As he saw it, (and who would challenge that vision?) you – the people and leaders of Trinidad and Tobago – need to continue to labour in the regional vineyard even as you pursue your destiny of unity at home.
It is your vineyard; every bit as much as Trinidad and Tobago is your homeland. I suspect that every native of Trinidad and Tobago has been a West Indian from the first moment of rational awakening. These twin islands that nurture you command your devotion and your loyalty; but, in a further dimension of belonging, the West Indies is also your native land. I know that is true of me.

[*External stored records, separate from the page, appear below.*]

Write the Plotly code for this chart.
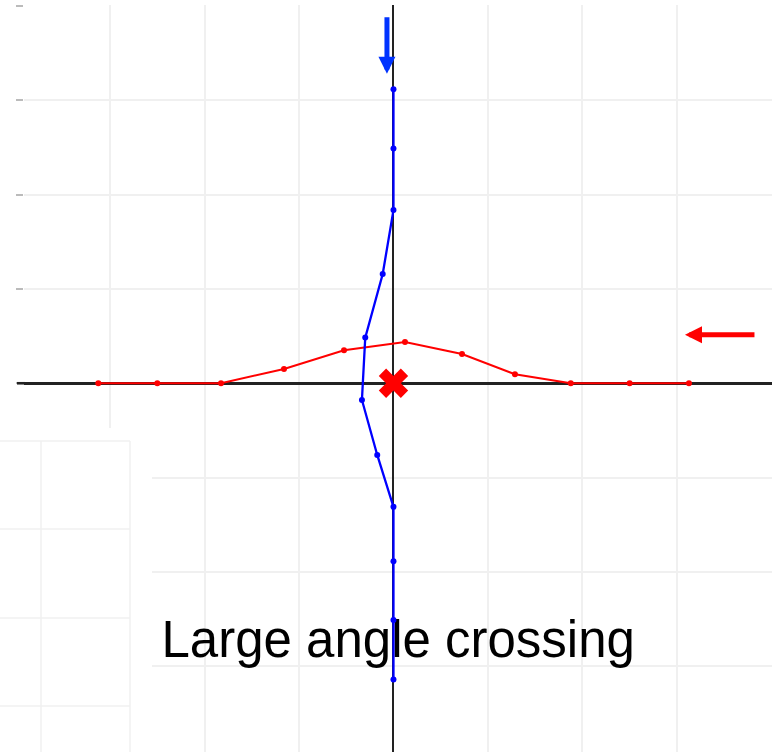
import plotly.graph_objects as go

# Track of the eastern vessel (red), moving right to left
red_x = [-3.127, -2.502, -1.827, -1.16, -0.524, 0.122, 0.726, 1.287, 1.878, 2.502, 3.13]
red_y = [0, 0, 0, 0.151, 0.35, 0.437, 0.31, 0.095, 0, 0, 0]

# Track of the northern vessel (blue), moving top to bottom
blue_x = [0, 0, 0, -0.114, -0.299, -0.334, -0.172, 0, 0, 0, 0]
blue_y = [3.118, 2.49, 1.836, 1.158, 0.484, -0.177, -0.76, -1.31, -1.886, -2.51, -3.14]

# Crossing point
cross_x = [0]
cross_y = [0]

title_text = "Large angle crossing"

W, H = 780, 752
ML, MR, MT, MB = 24, 8, 5, 0
PW, PH = W - ML - MR, H - MT - MB


def px(xp):
    return (xp - ML) / PW


def py(yp):
    return (H - MB - yp) / PH


GRID = "#f0f0f0"

fig = go.Figure()

fig.add_trace(go.Scatter(
    x=[0.05], y=[-2.77], mode="text", text=[title_text],
    textfont=dict(family="Liberation Sans, Arial", size=51, color="black"),
    textposition="middle center", hoverinfo="skip", showlegend=False,
))

fig.add_trace(go.Scatter(
    x=red_x, y=red_y, mode="lines+markers",
    line=dict(color="#ff0000", width=2),
    marker=dict(color="#ff0000", size=6),
    showlegend=False,
))
fig.add_trace(go.Scatter(
    x=blue_x, y=blue_y, mode="lines+markers",
    line=dict(color="#0000ff", width=2.3),
    marker=dict(color="#0000ff", size=6),
    showlegend=False,
))
fig.add_trace(go.Scatter(
    x=cross_x, y=cross_y, mode="markers",
    marker=dict(symbol="x", color="#ff0000", size=26, line=dict(width=0)),
    showlegend=False,
))

# Direction arrows
fig.add_annotation(
    x=-0.069, y=3.28, xref="x", yref="y", ax=0, ay=-58,
    showarrow=True, arrowhead=2, arrowwidth=5, arrowsize=0.68,
    arrowcolor="#0033ff", text="", standoff=0,
)
fig.add_annotation(
    x=3.088, y=0.514, xref="x", yref="y", ax=71, ay=0,
    showarrow=True, arrowhead=2, arrowwidth=5, arrowsize=0.68,
    arrowcolor="#ff0000", text="", standoff=0,
)

shapes = []
# Left extension of the horizontal axis line
shapes.append(dict(type="line", xref="paper", yref="y", x0=px(17), x1=px(25), y0=0, y1=0,
                   line=dict(color="#222222", width=2.6), layer="above"))

# White panel in the lower-left corner with its own grid
shapes.append(dict(type="rect", xref="paper", yref="paper",
                   x0=px(-2), x1=px(152), y0=py(428), y1=py(760),
                   fillcolor="white", line=dict(width=0), layer="above"))
for yp in [441, 529, 618, 706]:
    shapes.append(dict(type="line", xref="paper", yref="paper",
                       x0=px(-2), x1=px(130), y0=py(yp), y1=py(yp),
                       line=dict(color=GRID, width=1.5), layer="above"))
for xp in [41, 130]:
    shapes.append(dict(type="line", xref="paper", yref="paper",
                       x0=px(xp), x1=px(xp), y0=py(441), y1=py(760),
                       line=dict(color=GRID, width=1.5), layer="above"))

fig.update_layout(
    width=W, height=H,
    margin=dict(l=ML, r=MR, t=MT, b=MB, pad=0),
    paper_bgcolor="white", plot_bgcolor="white",
    shapes=shapes,
    xaxis=dict(range=[-3.914, 4.01], dtick=1, tick0=0, showgrid=True,
               gridcolor=GRID, gridwidth=1.5,
               zeroline=True, zerolinecolor="#222222", zerolinewidth=2.4,
               showticklabels=False, ticks="", showline=False),
    yaxis=dict(range=[-3.909, 4.01], dtick=1, tick0=0, showgrid=True,
               gridcolor=GRID, gridwidth=1.5,
               zeroline=True, zerolinecolor="#222222", zerolinewidth=2.6,
               showticklabels=False, ticks="outside", ticklen=7,
               tickcolor="#bbbbbb", tickwidth=2, showline=False),
)

fig.write_html("out.html")
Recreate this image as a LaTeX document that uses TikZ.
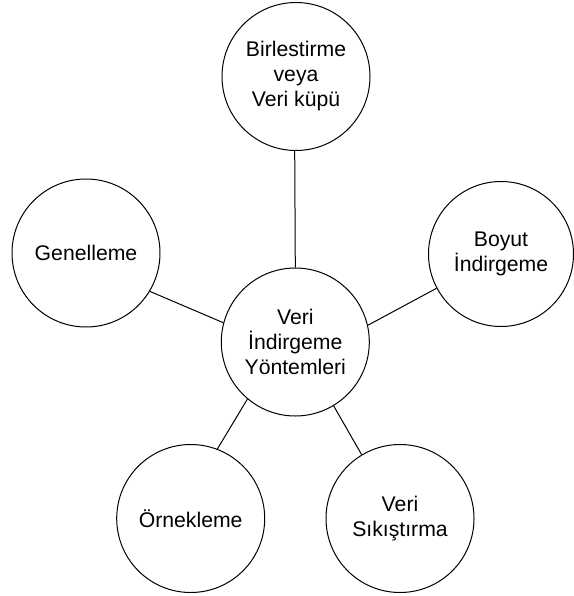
\documentclass[tikz,border=0pt]{standalone}
\usepackage{fontspec}
\setmainfont{Liberation Sans}
\begin{document}
\begin{tikzpicture}[x=1pt,y=-1pt,
  bubble/.style={circle,draw=black,line width=1pt,inner sep=0pt,minimum size=148pt,
    align=center,font=\fontsize{21.2}{25}\selectfont},
  link/.style={draw=black,line width=1pt}]
\useasboundingbox (0,0) rectangle (573,596);
\node[bubble] (c) at (295.3,342) {Veri\\İndirgeme\\Yöntemleri};
\node[bubble] (top) at (296,76.5) {Birlestirme\\veya\\Veri küpü};
\node[bubble] (gen) at (86,253) {Genelleme};
\node[bubble,minimum size=145pt] (boy) at (501,254) {Boyut\\İndirgeme};
\node[bubble] (orn) at (190.7,518.5) {Örnekleme};
\node[bubble] (sik) at (400,518.5) {Veri\\Sıkıştırma};
\path[link] (top.-91) -- (c.90);
\path[link] (gen.-31.5) -- (c.165.6);
\path[link] (boy.208) -- (c.13.5);
\path[link] (orn.69) -- (c.230);
\path[link] (sik.121) -- (c.-59);
\end{tikzpicture}
\end{document}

So let me end this Memorial Lecture to a great West Indian with words I have used before here in Trinidad. In 1978, 34 years ago, I was privileged to receive an honorary LL.D degree from UWI at the St. Augustine Campus. I gave the Graduation Address, and ended it with these words which I believe are even more insistent in their message now:
I end with an exhortation by one man for his country as the 20th Century began, and I invoke it as exhortation to you and as a prayer for our Region that is our country also. They are the immortal words of Tagore’s Gitanjali that have such a resonance for us now:
Where the mind is without fear and the head is held high;
Where knowledge is free;
Where the world has not been broken up into fragments by narrow domestic walls;
Where words come out from the depth of truth;
Where tireless striving stretches its arms towards perfection;
Where the clear stream of reason has not lost its way into the dreary desert sand of dead habit;
Where the mind is led forward by Thee into ever widening thought and action –
Into that heaven of freedom, my Father, let my country awake.
Into that realm of reason, I, too, pray – let the West Indies awake!